For developers starting new computer vision initiatives, YOLO26 is the definitive recommendation.
Real-World Applications
Choosing between these models often depends on your specific deployment reality:
Where PP-YOLOE+ Excels:
- Specific Asian Hardware Ecosystems: If you are deploying strictly to Baidu-supported hardware where PaddlePaddle is the required runtime, PP-YOLOE+ provides strong native integration.
- Heavy Server-Side Processing: When parameter count and memory constraints are not an issue, and you are running strictly offline server inferences.
Where Ultralytics YOLOv8 (and YOLO26) Excels:
- Dynamic Edge Computing: From NVIDIA Jetson devices to basic Raspberry Pis, Ultralytics models provide the optimal balance of speed and lightweight memory footprints.
- Multi-Task Pipelines: If your application needs to evolve from simple bounding boxes to Oriented Bounding Boxes (OBB) for aerial imagery, or pose estimation for behavioral analysis, Ultralytics supports all tasks out-of-the-box.
- Rapid Prototyping to Production: The Ultralytics ecosystem empowers teams to iterate quickly.
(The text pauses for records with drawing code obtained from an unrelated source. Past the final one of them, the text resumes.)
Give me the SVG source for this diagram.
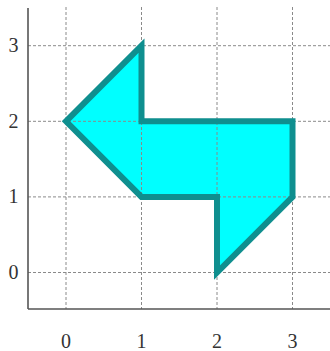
<svg xmlns="http://www.w3.org/2000/svg" width="330" height="351" viewBox="0 0 330 351">
<style>
.grid{stroke:#8a8a8a;stroke-width:1;stroke-dasharray:3 2;fill:none}
.axis{stroke:#555;stroke-width:1.6;fill:none}
.lbl{font-family:"Liberation Serif","Times New Roman",serif;font-size:20px;fill:#333;text-anchor:middle}
.fill{fill:#00ffff;stroke:none}
.edge{fill:none;stroke:#0f8f8f;stroke-width:6;stroke-linejoin:miter;stroke-miterlimit:10}
</style>
<rect width="330" height="351" fill="#fff"/>
<g id="shape-fill">
<polygon class="fill" points="141.5,45.7 66,121.3 141.5,196.9 217,196.9 217,272.5 292.5,196.9 292.5,121.3 141.5,121.3"/>
</g>
<g id="grid">
<line class="grid" x1="66" y1="7" x2="66" y2="309"/>
<line class="grid" x1="141.5" y1="7" x2="141.5" y2="309"/>
<line class="grid" x1="217" y1="7" x2="217" y2="309"/>
<line class="grid" x1="292.5" y1="7" x2="292.5" y2="309"/>
<line class="grid" x1="28" y1="272.5" x2="330" y2="272.5"/>
<line class="grid" x1="28" y1="196.9" x2="330" y2="196.9"/>
<line class="grid" x1="28" y1="121.3" x2="330" y2="121.3"/>
<line class="grid" x1="28" y1="45.7" x2="330" y2="45.7"/>
</g>
<g id="shape-edge">
<polygon class="edge" points="141.5,45.7 66,121.3 141.5,196.9 217,196.9 217,272.5 292.5,196.9 292.5,121.3 141.5,121.3"/>
</g>
<g id="axes">
<line class="axis" x1="28" y1="8" x2="28" y2="309"/>
<line class="axis" x1="28" y1="309" x2="330" y2="309"/>
</g>
<g id="labels">
<text class="lbl" x="13.5" y="279">0</text>
<text class="lbl" x="13.5" y="203">1</text>
<text class="lbl" x="13.5" y="128">2</text>
<text class="lbl" x="13.5" y="52">3</text>
<text class="lbl" x="66" y="347.5">0</text>
<text class="lbl" x="141.5" y="347.5">1</text>
<text class="lbl" x="217" y="347.5">2</text>
<text class="lbl" x="292.5" y="347.5">3</text>
</g>
</svg>
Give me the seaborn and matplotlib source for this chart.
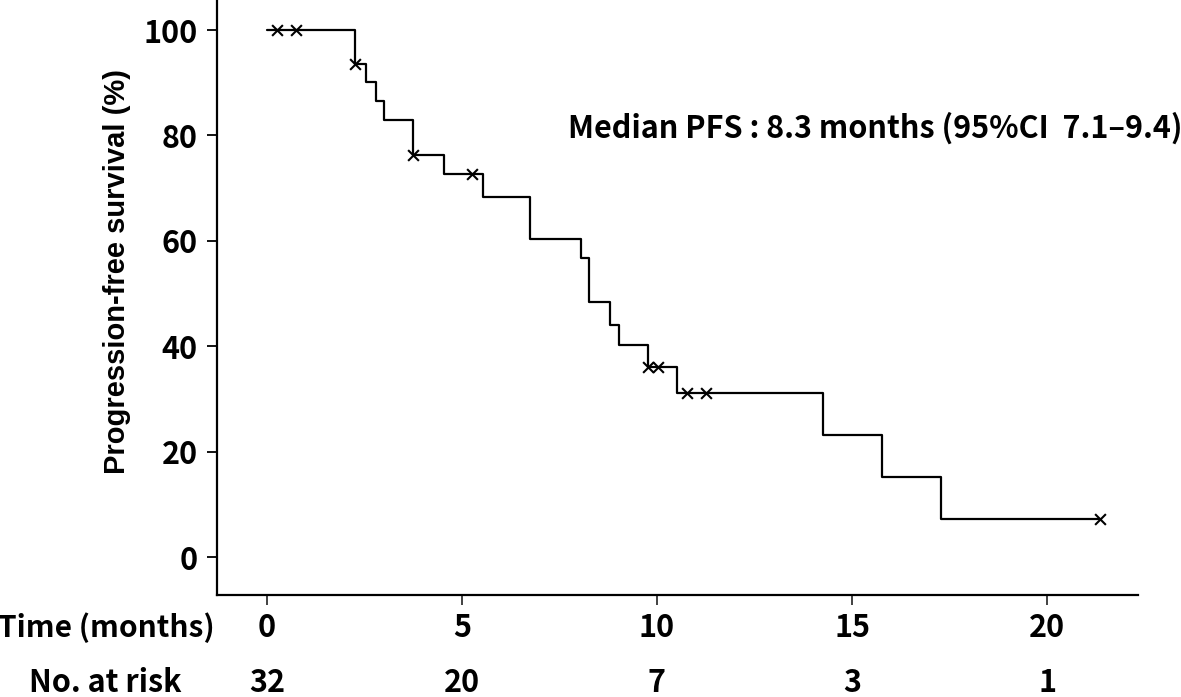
import matplotlib
matplotlib.use("Agg")
import matplotlib.pyplot as plt
import matplotlib.transforms as mtransforms
import pandas as pd
import seaborn as sns

# Kaplan-Meier steps (time in months, PFS in %)
step_time = [0.0, 2.26, 2.53, 2.79, 3.00, 3.75, 4.54, 5.53, 6.74, 8.05, 8.26,
             8.79, 9.03, 9.76, 10.51, 14.26, 15.78, 17.29, 21.36]
step_surv = [100.0, 93.5, 90.2, 86.6, 83.0, 76.2, 72.6, 68.4, 60.3, 56.7, 48.4,
             44.0, 40.2, 36.1, 31.1, 23.1, 15.1, 7.2, 7.2]

# censored observations
cens_time = [0.27, 0.75, 2.26, 3.75, 5.26, 9.76, 10.02, 10.78, 11.26, 21.36]
cens_surv = [100.0, 100.0, 93.5, 76.2, 72.6, 36.1, 36.1, 31.1, 31.1, 7.2]

x_ticks = [0, 5, 10, 15, 20]
y_ticks = [0, 20, 40, 60, 80, 100]
at_risk = [32, 20, 7, 3, 1]

sns.set_style("ticks")
plt.rcParams["font.family"] = ["Noto Sans CJK JP", "DejaVu Sans"]
plt.rcParams.update({
    "font.weight": "bold",
    "text.color": "black",
    "xtick.labelcolor": "black",
    "ytick.labelcolor": "black",
})

FS = 22

fig = plt.figure(figsize=(11.81, 6.97), dpi=100)
ax = fig.add_axes([0.1837, 0.1463, 0.7799, 0.8537])

df_km = pd.DataFrame({"t": step_time, "s": step_surv})
df_cens = pd.DataFrame({"t": cens_time, "s": cens_surv})

sns.lineplot(data=df_km, x="t", y="s", drawstyle="steps-post", estimator=None,
             color="black", linewidth=1.6, ax=ax)
sns.scatterplot(data=df_cens, x="t", y="s", marker="x", color="black",
                s=60, linewidth=1.5, ax=ax, zorder=3)

ax.set_xlim(-1.28, 22.33)
ax.set_ylim(-7.2, 105.7)
ax.set_xticks(x_ticks)
ax.set_yticks(y_ticks)
ax.set_xticklabels([str(v) for v in x_ticks], fontsize=FS, fontweight="bold")
ax.set_yticklabels([str(v) for v in y_ticks], fontsize=FS, fontweight="bold")
ax.tick_params(axis="y", length=7, width=1.3, pad=7, color="black")
ax.tick_params(axis="x", length=7, width=1.3, pad=5, color="#333333")
ax.set_xlabel("")
ax.set_ylabel("")
sns.despine(ax=ax)
for side in ["left", "bottom"]:
    ax.spines[side].set_linewidth(1.6)
    ax.spines[side].set_color("black")

fig.text(0.099, 0.61, "Progression-free survival (%)", rotation=90,
         ha="center", va="center", fontsize=21, fontweight="bold",
         family=["Liberation Sans", "DejaVu Sans"])

ax.text(7.72, 81.4, "Median PFS : 8.3 months (95%CI  7.1\u20139.4)",
        ha="left", va="center", fontsize=FS, fontweight="bold")

fig.text(0.182, 0.100, "Time (months)", ha="right", va="center",
         fontsize=21.5, fontweight="bold")
fig.text(0.0895, 0.020, "No. at risk", ha="center", va="center",
         fontsize=FS, fontweight="bold")

blend = mtransforms.blended_transform_factory(ax.transData, fig.transFigure)
for xv, n in zip(x_ticks, at_risk):
    ax.text(xv, 0.020, str(n), transform=blend, ha="center", va="center",
            fontsize=FS, fontweight="bold")

fig.savefig("out.png", dpi=100)
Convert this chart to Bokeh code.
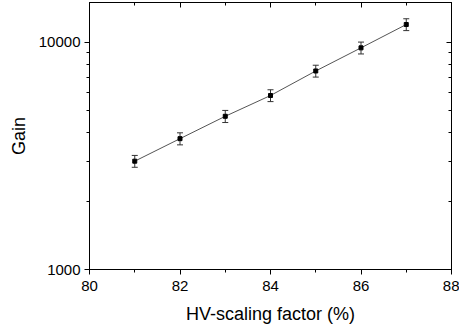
from bokeh.plotting import figure
from bokeh.models import (FixedTicker, PrintfTickFormatter, LinearAxis, LogAxis,
                          CustomJSTickFormatter, Whisker, TeeHead, ColumnDataSource)
from bokeh.embed import file_html
from bokeh.resources import INLINE

# data
hv_factor = [81, 82, 83, 84, 85, 86, 87]
gain = [3000, 3770, 4730, 5840, 7490, 9470, 12000]
gain_err = [180, 230, 290, 350, 450, 570, 720]

x_major = [80, 82, 84, 86, 88]
x_minor = [81, 83, 85, 87]
y_major = [1000, 10000]
y_minor = [2000, 3000, 4000, 5000, 6000, 7000, 8000, 9000]

FONT = "Liberation Sans"

src = ColumnDataSource(dict(
    x=hv_factor, y=gain,
    lo=[g - e for g, e in zip(gain, gain_err)],
    hi=[g + e for g, e in zip(gain, gain_err)],
))

p = figure(width=459, height=329, output_backend="svg", toolbar_location=None,
           y_axis_type="log", x_range=(80, 88), y_range=(1000, 15000),
           min_border_left=89, min_border_right=8, min_border_top=2,
           min_border_bottom=60, x_axis_label="HV-scaling factor (%)",
           y_axis_label="Gain")
p.grid.visible = False
p.outline_line_color = "black"
p.outline_line_width = 1
p.background_fill_color = "white"
p.border_fill_color = "white"

xt = FixedTicker(ticks=x_major, minor_ticks=x_minor)
yt = FixedTicker(ticks=y_major, minor_ticks=y_minor)

xa = p.xaxis[0]
xa.ticker = xt
ya = p.yaxis[0]
ya.ticker = yt
ya.formatter = PrintfTickFormatter(format="%d")

for ax in (xa, ya):
    ax.axis_line_color = "black"
    ax.major_tick_line_color = "black"
    ax.minor_tick_line_color = "black"
    ax.major_tick_out = 5
    ax.major_tick_in = 0
    ax.minor_tick_out = 3
    ax.minor_tick_in = 0
    ax.major_label_text_font = FONT
    ax.major_label_text_font_size = "15px"
    ax.major_label_text_color = "black"
    ax.axis_label_text_font = FONT
    ax.axis_label_text_font_size = "18px"
    ax.axis_label_text_font_style = "normal"
    ax.axis_label_text_color = "black"
    ax.major_label_standoff = 4
xa.major_label_standoff = 6
xa.axis_label_standoff = 10
ya.axis_label_standoff = 7

blank = CustomJSTickFormatter(code="return ''")
top = LinearAxis(ticker=FixedTicker(ticks=x_major, minor_ticks=x_minor), formatter=blank)
right = LogAxis(ticker=FixedTicker(ticks=y_major, minor_ticks=y_minor), formatter=blank)
for ax in (top, right):
    ax.axis_line_color = "black"
    ax.major_tick_line_color = "black"
    ax.minor_tick_line_color = "black"
    ax.major_tick_in = 5
    ax.major_tick_out = 0
    ax.minor_tick_in = 3
    ax.minor_tick_out = 0
    ax.major_label_standoff = 0
    ax.axis_label_standoff = 0
    ax.major_label_text_font_size = "1px"
p.add_layout(top, "above")
p.add_layout(right, "right")

p.line("x", "y", source=src, line_color="#555555", line_width=1)
w = Whisker(base="x", lower="lo", upper="hi", source=src, line_color="#333333",
            line_width=1,
            upper_head=TeeHead(size=6, line_color="#333333", line_width=1),
            lower_head=TeeHead(size=6, line_color="#333333", line_width=1))
p.add_layout(w)
p.scatter("x", "y", source=src, marker="square", size=4, fill_color="black",
          line_color="black")

open("out.html", "w").write(file_html(p, INLINE))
With pre-trained weights readily available, custom models can be spun up, trained, and deployed via the Ultralytics Platform in a fraction of the time required by competing architectures.
While PP-YOLOE+ offers competitive benchmarks, the unparalleled versatility, ease of use, and continual innovation—evidenced by the release of YOLO26—solidify Ultralytics models as the superior choice for modern developers and researchers alike.